The following was adapted from the Improvement Era magazine of 100 years ago.
In the spring of 1894, Elder Squires was serving as a missionary in Leipsic, Germany. He welcomed a new companion, fresh to the mission field, and showed him around the city. After touring the great market-hall and the library, they went to the art gallery.
On the inside the pictures had been placed in a series of rooms each connected with the other in such a way that you may pass from the first room into the next, and so on through all of the others and back again to the first. The new elder—I will call him Elder Green—did not know that they could thus move from room to room, and at last return to their starting place.
The walls of the different rooms were crowded with the master-pieces of German and Italian artists. In one room was a life-sized portrait of Napoleon which Elder Green admired very much.
They passed on around through the different rooms, chatting and admiring the paintings, as they went, and had returned to the portrait of Napoleon.
“My goodness!” exclaimed Elder Green, “there is another portrait of Napoleon!”
Elder Green was not aware that they were on their second trip around. Elder Squires quickly led him from the portrait—he was curious to see how far he could lead Elder Green—before he discovered that he was looking at pictures for the second time.
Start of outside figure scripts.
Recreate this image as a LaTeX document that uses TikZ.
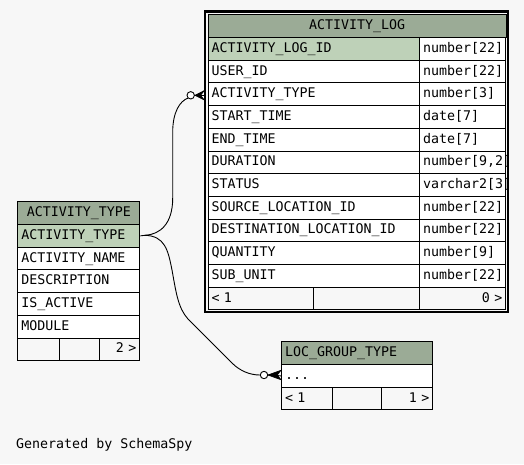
\documentclass[tikz,border=0pt]{standalone}
\usepackage{fontspec}
\setmonofont{DejaVu Sans Mono}
\definecolor{bg}{HTML}{F7F7F7}
\definecolor{hdr}{HTML}{9BAB96}
\definecolor{pkc}{HTML}{BED1B8}
\tikzset{
  cell/.style={draw=black, line width=1pt, anchor=north west, minimum height=22.7pt,
    inner xsep=3.5pt, inner ysep=0pt, font=\ttfamily\fontsize{13.3}{16}\selectfont,
    align=left, fill=white, text height=9.6pt, text depth=2.6pt},
  hcell/.style={cell, fill=hdr, minimum height=23pt},
  pcell/.style={cell, fill=pkc},
  fcell/.style={cell, fill=bg},
  conn/.style={draw=black, line width=0.9pt},
  opt/.style={circle, draw=black, line width=0.9pt, fill=white, inner sep=0pt, minimum size=7.4pt},
  crowf/.style={fill=black, draw=black, line width=0.7pt},
}
\begin{document}
\begin{tikzpicture}[x=1pt, y=-1pt]
\useasboundingbox (0,0) rectangle (524,464);
\fill[bg] (0,0) rectangle (524,464);

% ---------- ACTIVITY_LOG ----------
\node[hcell, text width=291.3pt, align=center] (al-h) at (207.5,14) {ACTIVITY\_LOG};
\begin{scope}
\clip (207,14) rectangle (506.5,310);
\node[pcell, text width=204.5pt] (al-n1) at (207.5,37) {ACTIVITY\_LOG\_ID};
\node[cell, text width=79.3pt] (al-t1) at (419,37) {number[22]};
\node[cell, text width=204.5pt] (al-n2) at (207.5,59.7) {USER\_ID};
\node[cell, text width=79.3pt] (al-t2) at (419,59.7) {number[22]};
\node[cell, text width=204.5pt] (al-n3) at (207.5,82.4) {ACTIVITY\_TYPE};
\node[cell, text width=79.3pt] (al-t3) at (419,82.4) {number[3]};
\node[cell, text width=204.5pt] (al-n4) at (207.5,105.1) {START\_TIME};
\node[cell, text width=79.3pt] (al-t4) at (419,105.1) {date[7]};
\node[cell, text width=204.5pt] (al-n5) at (207.5,127.8) {END\_TIME};
\node[cell, text width=79.3pt] (al-t5) at (419,127.8) {date[7]};
\node[cell, text width=204.5pt] (al-n6) at (207.5,150.5) {DURATION};
\node[cell, text width=79.3pt] (al-t6) at (419,150.5) {number[9,2]};
\node[cell, text width=204.5pt] (al-n7) at (207.5,173.2) {STATUS};
\node[cell, text width=79.3pt] (al-t7) at (419,173.2) {varchar2[3]};
\node[cell, text width=204.5pt] (al-n8) at (207.5,195.9) {SOURCE\_LOCATION\_ID};
\node[cell, text width=79.3pt] (al-t8) at (419,195.9) {number[22]};
\node[cell, text width=204.5pt] (al-n9) at (207.5,218.6) {DESTINATION\_LOCATION\_ID};
\node[cell, text width=79.3pt] (al-t9) at (419,218.6) {number[22]};
\node[cell, text width=204.5pt] (al-n10) at (207.5,241.3) {QUANTITY};
\node[cell, text width=79.3pt] (al-t10) at (419,241.3) {number[9]};
\node[cell, text width=204.5pt] (al-n11) at (207.5,264.0) {SUB\_UNIT};
\node[cell, text width=79.3pt] (al-t11) at (419,264.0) {number[22]};
\end{scope}
\node[fcell, text width=98.5pt] (al-f1) at (207.5,286.7) {< 1};
\node[fcell, text width=99pt] (al-f2) at (313,286.7) {};
\node[fcell, text width=79.3pt, align=right] (al-f3) at (419,286.7) {0 >};
\draw[line width=2.2pt] (205,11.5) rectangle (507.8,311.9);

% ---------- ACTIVITY_TYPE ----------
\node[hcell, text width=115pt, align=center] (at-h) at (17.3,201) {ACTIVITY\_TYPE};
\node[pcell, text width=115pt] (at-n1) at (17.3,224) {ACTIVITY\_TYPE};
\node[cell, text width=115pt] (at-n2) at (17.3,246.7) {ACTIVITY\_NAME};
\node[cell, text width=115pt] (at-n3) at (17.3,269.4) {DESCRIPTION};
\node[cell, text width=115pt] (at-n4) at (17.3,292.1) {IS\_ACTIVE};
\node[cell, text width=115pt] (at-n5) at (17.3,314.8) {MODULE};
\node[fcell, text width=35pt] (at-f1) at (17.3,337.5) {};
\node[fcell, text width=33pt] (at-f2) at (59.3,337.5) {};
\node[fcell, text width=33pt, align=right] (at-f3) at (99.3,337.5) {2 >};

% ---------- LOC_GROUP_TYPE ----------
\node[hcell, text width=144.3pt] (lg-h) at (281,341) {LOC\_GROUP\_TYPE};
\node[cell, text width=144.3pt] (lg-n1) at (281,364) {...};
\node[fcell, text width=44.3pt] (lg-f1) at (281,386.7) {< 1};
\node[fcell, text width=42pt] (lg-f2) at (332.3,386.7) {};
\node[fcell, text width=44pt, align=right] (lg-f3) at (381.3,386.7) {1 >};

% ---------- connectors ----------
\coordinate (split) at (145,235.3);
\node[opt] (c1) at (190.7,95.3) {};
\node[opt] (c2) at (264,375) {};
\coordinate (k1) at (195,95.3);
\coordinate (k2) at (268,375);

\draw[conn] (at-n1.east) -- (split);
\draw[conn] (split) .. controls (160,234.5) and (172.7,224) .. (172.7,198)
  -- (172.7,132) .. controls (172.7,112) and (180,101) .. (c1.225);
\draw[conn] (split) .. controls (165,236) and (168,250) .. (172,270)
  .. controls (176,292) and (178,308) .. (188,319) -- (232,363)
  .. controls (240,371) and (250,375) .. (c2.west);

\fill[crowf] (k1) -- (204.3,90.6) -- (200.5,95.3) -- (204.3,100) -- cycle;
\draw[conn] (c1.east) -- (k1) -- (204.3,95.3);
\fill[crowf] (k2) -- (281,370.3) -- (277.2,375) -- (281,379.7) -- cycle;
\draw[conn] (c2.east) -- (k2) -- (lg-n1.west);

% ---------- footer ----------
\node[anchor=west, font=\ttfamily\fontsize{13.3}{16}\selectfont, inner sep=0pt] (gen) at (16,445) {Generated by SchemaSpy};
\end{tikzpicture}
\end{document}
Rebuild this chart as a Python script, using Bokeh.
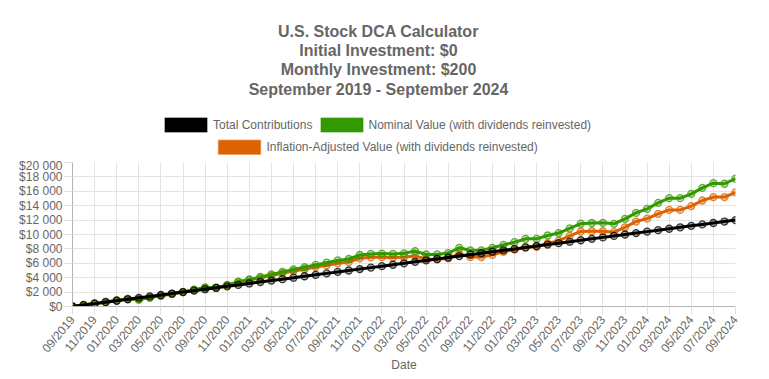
import math
from bokeh.plotting import figure
from bokeh.layouts import column
from bokeh.models import ColumnDataSource, FixedTicker, Range1d, Label
from bokeh.embed import file_html
from bokeh.resources import INLINE

# ---------------- data ----------------
months = [
    "09/2019", "10/2019", "11/2019", "12/2019",
    "01/2020", "02/2020", "03/2020", "04/2020", "05/2020", "06/2020", "07/2020", "08/2020",
    "09/2020", "10/2020", "11/2020", "12/2020",
    "01/2021", "02/2021", "03/2021", "04/2021", "05/2021", "06/2021", "07/2021", "08/2021",
    "09/2021", "10/2021", "11/2021", "12/2021",
    "01/2022", "02/2022", "03/2022", "04/2022", "05/2022", "06/2022", "07/2022", "08/2022",
    "09/2022", "10/2022", "11/2022", "12/2022",
    "01/2023", "02/2023", "03/2023", "04/2023", "05/2023", "06/2023", "07/2023", "08/2023",
    "09/2023", "10/2023", "11/2023", "12/2023",
    "01/2024", "02/2024", "03/2024", "04/2024", "05/2024", "06/2024", "07/2024", "08/2024",
    "09/2024",
]

total_contributions = [
    0, 200, 400, 600, 800, 1000, 1200, 1400, 1600, 1800, 2000, 2200,
    2400, 2600, 2800, 3000, 3200, 3400, 3600, 3800, 4000, 4200, 4400, 4600,
    4800, 5000, 5200, 5400, 5600, 5800, 6000, 6200, 6400, 6600, 6800, 7000,
    7200, 7400, 7600, 7800, 8000, 8200, 8400, 8600, 8800, 9000, 9200, 9400,
    9600, 9800, 10000, 10200, 10400, 10600, 10800, 11000, 11200, 11400, 11600, 11800,
    12000,
]

nominal_value = [
    0, 205, 420, 640, 850, 1060, 980, 1250, 1520, 1760, 2030, 2330,
    2640, 2620, 3000, 3440, 3750, 4100, 4450, 4800, 5150, 5450, 5780, 6080,
    6400, 6600, 7150, 7300, 7350, 7300, 7380, 7700, 7220, 7230, 7420, 8150,
    7780, 7800, 8150, 8550, 8930, 9400, 9400, 9860, 10200, 10850, 11500, 11600,
    11620, 11480, 12170, 13000, 13560, 14400, 15050, 15050, 15650, 16480, 17130, 17050,
    17750,
]

inflation_adjusted_value = [
    0, 205, 415, 635, 845, 1050, 970, 1240, 1500, 1740, 2000, 2290,
    2590, 2570, 2930, 3360, 3650, 3980, 4300, 4620, 4920, 5180, 5470, 5730,
    6000, 6180, 6700, 6830, 6850, 6800, 6850, 7000, 6600, 6550, 6700, 7300,
    6880, 6870, 7180, 7600, 7900, 8240, 8300, 8750, 9150, 9800, 10420, 10450,
    10450, 10320, 11000, 11800, 12200, 12870, 13420, 13420, 13950, 14720, 15200, 15200,
    15850,
]

y_ticks = [0, 2000, 4000, 6000, 8000, 10000, 12000, 14000, 16000, 18000, 20000]
y_tick_labels = ["$0", "$2 000", "$4 000", "$6 000", "$8 000", "$10 000",
                 "$12 000", "$14 000", "$16 000", "$18 000", "$20 000"]

title_lines = [
    "U.S. Stock DCA Calculator",
    "Initial Investment: $0",
    "Monthly Investment: $200",
    "September 2019 - September 2024",
]
series_names = [
    "Total Contributions",
    "Nominal Value (with dividends reinvested)",
    "Inflation-Adjusted Value (with dividends reinvested)",
]
x_title = "Date"

BLACK = "#000000"
GREEN = "#339900"
ORANGE = "#dd6200"
TEXT = "#666666"
FONT = "Liberation Sans"

W = 769
HEADER_H = 158
MAIN_H = 379 - HEADER_H
FRAME_L, FRAME_R, FRAME_T, FRAME_B = 72, 735, 162, 306

# ---------------- header (title + legend) ----------------
# bare figure; its coordinates are page pixels (y downwards)
hdr = figure(width=W, height=HEADER_H, output_backend="svg", toolbar_location=None,
             x_range=Range1d(FRAME_L, FRAME_R), y_range=Range1d(HEADER_H, 0),
             x_axis_type=None, y_axis_type=None, title=None,
             min_border_left=FRAME_L, min_border_right=W - FRAME_R,
             min_border_top=0, min_border_bottom=0)
hdr.grid.visible = False
hdr.outline_line_color = None
hdr.background_fill_color = "white"
hdr.border_fill_color = "white"

for line, cy in zip(title_lines, [31, 50, 69, 89]):
    hdr.add_layout(Label(x=378, y=cy, text=line, text_align="center",
                         text_baseline="middle", text_font=FONT,
                         text_font_size="16px", text_font_style="bold",
                         text_color=TEXT))

# legend swatches and texts: (name, color, box left, text left, centre y)
legend_layout = [
    (series_names[0], BLACK, 164.5, 212.5, 124.5),
    (series_names[1], GREEN, 320.5, 368.0, 124.5),
    (series_names[2], ORANGE, 218.0, 266.0, 146.7),
]
for name, color, bx, tx, cy in legend_layout:
    hdr.quad(left=bx, right=bx + 42, top=cy - 7, bottom=cy + 7,
             fill_color=color, line_color=color, line_alpha=0.45, line_width=1.5)
    hdr.add_layout(Label(x=tx, y=cy, text=name, text_align="left",
                         text_baseline="middle", text_font=FONT,
                         text_font_size="12px", text_color=TEXT))

# ---------------- main chart ----------------
x_idx = list(range(len(months)))
src = ColumnDataSource(dict(
    x=x_idx,
    total=total_contributions,
    nominal=nominal_value,
    real=inflation_adjusted_value,
))

p = figure(width=W, height=MAIN_H, output_backend="svg", toolbar_location=None,
           x_range=Range1d(0, len(months) - 1), y_range=Range1d(0, 20000),
           min_border_left=FRAME_L, min_border_right=W - FRAME_R,
           min_border_top=FRAME_T - HEADER_H, min_border_bottom=379 - FRAME_B,
           title=None)
p.outline_line_color = None
p.background_fill_color = "white"
p.border_fill_color = "white"

# series: drawn so that the first dataset ends on top
for col, color in [("real", ORANGE), ("nominal", GREEN), ("total", BLACK)]:
    p.line("x", col, source=src, line_color=color, line_width=3)
    p.scatter("x", col, source=src, size=7, marker="circle",
              fill_color=color, fill_alpha=0.3, line_color=color,
              line_alpha=0.75, line_width=1.3)

even = x_idx[::2]
p.xaxis.ticker = FixedTicker(ticks=even)
p.xaxis.major_label_overrides = {i: months[i] for i in even}
p.xaxis.major_label_orientation = 50 * math.pi / 180
p.yaxis.ticker = FixedTicker(ticks=y_ticks)
p.yaxis.major_label_overrides = {v: s for v, s in zip(y_ticks, y_tick_labels)}

for ax in (p.xaxis[0], p.yaxis[0]):
    ax.axis_line_color = "#b3b3b3"
    ax.axis_line_width = 1
    ax.major_tick_line_color = "#e0e0e0"
    ax.major_tick_out = 8
    ax.major_tick_in = 0
    ax.minor_tick_line_color = None
    ax.major_label_text_font = FONT
    ax.major_label_text_font_size = "12px"
    ax.major_label_text_color = TEXT
p.xaxis.major_label_standoff = 3
p.yaxis.major_label_standoff = 2
p.xaxis.axis_label = x_title
p.xaxis.axis_label_text_font = FONT
p.xaxis.axis_label_text_font_size = "12px"
p.xaxis.axis_label_text_font_style = "normal"
p.xaxis.axis_label_text_color = TEXT
p.xaxis.axis_label_standoff = -5

p.xgrid.grid_line_color = "#e3e3e3"
p.ygrid.grid_line_color = "#e3e3e3"

layout = column(hdr, p, spacing=0)
open("out.html", "w").write(file_html(layout, INLINE))
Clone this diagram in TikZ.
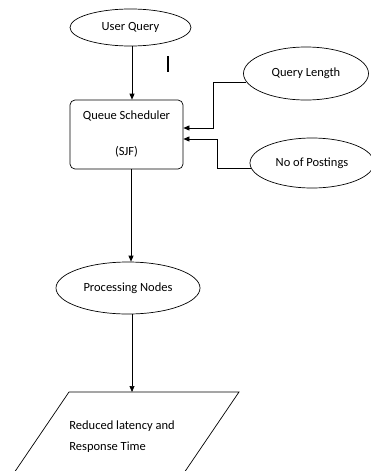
\documentclass[tikz,border=0pt]{standalone}
\usepackage{fontspec}
\setmainfont{Carlito}
\usetikzlibrary{shapes.geometric,arrows.meta}

\begin{document}
\begin{tikzpicture}[x=1pt, y=-1pt, >={Triangle[length=6pt,width=5pt]}, line width=0.7pt,
  oval/.style = {draw, ellipse, inner sep=0pt},
  every node/.style = {font=\fontsize{12.5}{14}\selectfont}]
\useasboundingbox (0,0) rectangle (370,471);
\node[oval, minimum width=121pt, minimum height=37pt] (uq) at (130.5,27.5) {User Query};
\node[draw, rounded corners=5pt, minimum width=113pt, minimum height=69pt, align=center] (qs) at (126.5,134.5) {Queue Scheduler\\[22pt](SJF)};
\node[oval, minimum width=125pt, minimum height=53pt] (ql) at (306,73.5) {Query Length};
\node[oval, minimum width=124pt, minimum height=50pt] (np) at (312,163) {No of Postings};
\node[oval, minimum width=144pt, minimum height=52pt] (pn) at (128,288) {Processing Nodes};
\coordinate (rtop) at (132,392);
\node[anchor=west, align=left, inner sep=0pt] (rl) at (69,436.5) {Reduced latency and\\[7pt]Response Time};

\draw (69,392) -- (239,392) -- (179.2,480) -- (9.2,480) -- cycle;
\draw[line width=1.8pt] (168,56) -- (168,72);

\draw[->] ([xshift=1.5pt]uq.south) -- ([xshift=1.5pt]uq.south |- qs.north);
\draw[->] (ql.188) -- ++(-33,0) |- ([yshift=6.5pt]qs.east);
\draw[->] (np.185) -- ++(-33.5,0) |- ([yshift=-4.5pt]qs.east);
\draw[->] ([xshift=4.5pt]qs.south) -- ([xshift=4.5pt]qs.south |- pn.north);
\draw[->] (pn.south -| rtop) -- (rtop);
\end{tikzpicture}
\end{document}
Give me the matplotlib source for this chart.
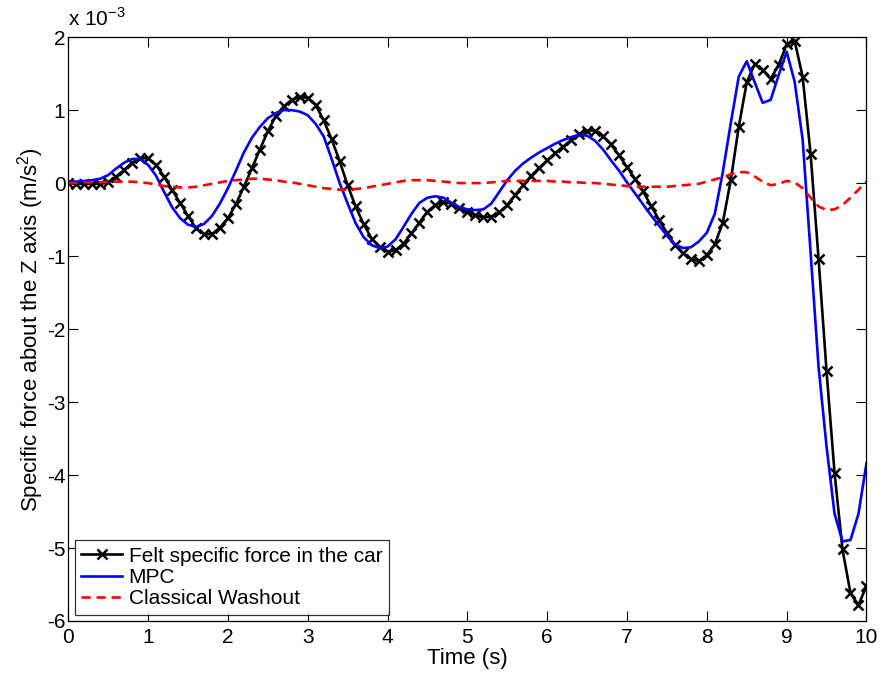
import numpy as np
import matplotlib
matplotlib.use("Agg")
import matplotlib.pyplot as plt

plt.rcParams['font.family'] = ['Liberation Sans', 'DejaVu Sans']
plt.rcParams['mathtext.fontset'] = 'custom'
plt.rcParams['mathtext.rm'] = 'Liberation Sans'
plt.rcParams['axes.unicode_minus'] = False

# ---------------- Data (values in units of 1e-3 m/s^2) ----------------
t = np.round(np.arange(0, 101) * 0.1, 1)

felt = [
    0.00, -0.01, -0.01, -0.01, -0.01, 0.01, 0.09, 0.18, 0.28, 0.34,
    0.34, 0.25, 0.09, -0.09, -0.27, -0.45, -0.62, -0.70, -0.70, -0.61,
    -0.48, -0.29, -0.05, 0.20, 0.46, 0.71, 0.92, 1.05, 1.14, 1.18,
    1.17, 1.07, 0.86, 0.60, 0.30, -0.03, -0.32, -0.56, -0.76, -0.87,
    -0.94, -0.92, -0.83, -0.69, -0.54, -0.39, -0.30, -0.26, -0.28, -0.34,
    -0.40, -0.44, -0.47, -0.46, -0.40, -0.30, -0.16, -0.03, 0.10, 0.21,
    0.31, 0.41, 0.50, 0.59, 0.67, 0.72, 0.72, 0.64, 0.53, 0.38,
    0.22, 0.06, -0.11, -0.31, -0.50, -0.68, -0.85, -0.96, -1.04, -1.07,
    -0.99, -0.84, -0.54, 0.04, 0.77, 1.38, 1.63, 1.55, 1.43, 1.62,
    1.90, 1.95, 1.46, 0.40, -1.04, -2.58, -3.97, -5.02, -5.62, -5.78,
    -5.52,
]

mpc = [
    0.02, 0.02, 0.03, 0.04, 0.06, 0.11, 0.20, 0.28, 0.33, 0.33,
    0.25, 0.10, -0.12, -0.33, -0.48, -0.57, -0.60, -0.56, -0.45, -0.28,
    -0.07, 0.17, 0.42, 0.62, 0.77, 0.89, 0.96, 1.00, 1.00, 0.98,
    0.93, 0.81, 0.64, 0.33, 0.00, -0.28, -0.55, -0.74, -0.85, -0.89,
    -0.87, -0.77, -0.60, -0.42, -0.27, -0.20, -0.18, -0.20, -0.27, -0.33,
    -0.36, -0.37, -0.36, -0.28, -0.12, 0.04, 0.17, 0.27, 0.35, 0.42,
    0.48, 0.54, 0.59, 0.63, 0.66, 0.65, 0.58, 0.46, 0.31, 0.17,
    0.01, -0.14, -0.29, -0.44, -0.58, -0.72, -0.84, -0.89, -0.88, -0.80,
    -0.68, -0.42, 0.15, 0.82, 1.46, 1.67, 1.38, 1.10, 1.14, 1.48,
    1.80, 1.39, 0.60, -0.95, -2.52, -3.61, -4.53, -4.91, -4.89, -4.53,
    -3.84,
]

washout = [
    0.00, 0.00, 0.01, 0.01, 0.01, 0.02, 0.02, 0.02, 0.02, 0.01,
    0.00, -0.02, -0.04, -0.05, -0.06, -0.06, -0.05, -0.03, -0.01, 0.01,
    0.03, 0.04, 0.05, 0.06, 0.06, 0.05, 0.04, 0.02, 0.01, -0.01,
    -0.03, -0.05, -0.07, -0.08, -0.09, -0.09, -0.08, -0.07, -0.05, -0.03,
    -0.01, 0.01, 0.03, 0.04, 0.04, 0.04, 0.03, 0.02, 0.01, 0.00,
    0.00, 0.00, 0.00, 0.01, 0.02, 0.03, 0.03, 0.03, 0.03, 0.03,
    0.03, 0.02, 0.02, 0.01, 0.01, 0.00, 0.00, -0.01, -0.02, -0.03,
    -0.04, -0.05, -0.05, -0.05, -0.05, -0.05, -0.04, -0.03, -0.02, -0.01,
    0.02, 0.05, 0.08, 0.12, 0.15, 0.15, 0.09, 0.02, -0.03, -0.01,
    0.03, 0.01, -0.07, -0.20, -0.32, -0.37, -0.36, -0.30, -0.20, -0.09,
    0.02,
]

labels = ["Felt specific force in the car", "MPC", "Classical Washout"]
x_ticks = list(range(0, 11))
y_ticks = list(range(-6, 3))

FS = 15

# ---------------- Plot ----------------
fig = plt.figure(figsize=(8.81, 6.75), dpi=100)
ax = fig.add_axes([0.0775, 0.08, 0.906, 0.865])

ax.plot(t, felt, color='black', lw=1.9, marker='x', ms=6.5, mew=1.8,
        label=labels[0])
ax.plot(t, mpc, color='#0000ff', lw=1.9, label=labels[1])
ax.plot(t, washout, color='#ff0000', lw=1.9, ls=(0, (3.5, 2.2)),
        label=labels[2])

ax.set_xlim(0, 10)
ax.set_ylim(-6, 2)
ax.set_xticks(x_ticks)
ax.set_yticks(y_ticks)
ax.tick_params(direction='in', length=7, width=0.8, top=True, right=True,
               labelsize=FS)
ax.tick_params(axis='x', pad=5)
ax.tick_params(axis='y', pad=2)
for sp in ax.spines.values():
    sp.set_linewidth(0.9)

ax.set_xlabel("Time (s)", fontsize=FS + 1, labelpad=1)
ax.set_ylabel("Specific force about the Z axis (m/s$^2$)", fontsize=FS + 1,
              labelpad=1)
ax.text(0.0, 1.012, "x 10$^{-3}$", transform=ax.transAxes, fontsize=FS,
        ha='left', va='bottom')

leg = ax.legend(loc='lower left', fontsize=FS, frameon=True, fancybox=False,
                edgecolor='black', handlelength=2.0, handletextpad=0.3,
                borderpad=0.3, labelspacing=0.12, borderaxespad=0.3)
leg.get_frame().set_linewidth(0.9)

fig.savefig("out.png", dpi=100)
He kept up his interest until they returned again to Napoleon. “Well, well, another picture of Napoleon!” he exclaimed, as he viewed the great warrior for the third time.
They left the gallery. Elder Green had not discovered that he had seen all of the pictures twice, and some of them three times. As they walked away Elder Green wondered that the Leipsic gallery contained such a vast number of fine paintings, so many more than he had seen in the art gallery in London.
Elder Squires told him he had not yet seen the London gallery, and did not know how it compared with the gallery in Leipsic, but he ventured the assertion to Elder Green that London could not produce so many fine portraits of Napoleon.
Elder Squires never told his companion how he had led him around. The new elder had such confidence in him that he hated to let him know how he had played upon his confidence.
Leading You Around The Gallery
Do you have an acquaintance showing you how much greater and better and grander your opportunities for advancement, work and progress will be if you leave your good home and people to go there or yonder?—beware lest he is leading you around the gallery!
Have you a friend who tells you that the people of the world are so much freer than you are, and that your religion tends to make you narrow and one-sided, and then invites you to come out into the open and see the big world?—take heed that he does not lead you around the gallery!
Have you a so-called friend who tells you of the pleasure and freedom and manliness you may gain in the club room, at the gaming-table, in the saloon, in the pool-room, with up-to-date companions, as compared to the hum-drum of home and school, and the Church ward organizations?—set it down, he is leading you around the gallery! Every time, too, that you express surprise at a new Napoleon, he laughs in his sleeve at your ignorance and credulity.
Adapted from: Edward H. Anderson, “For the Development of Character”, Improvement Era, Vol. XIV. January, 1911. No. 3.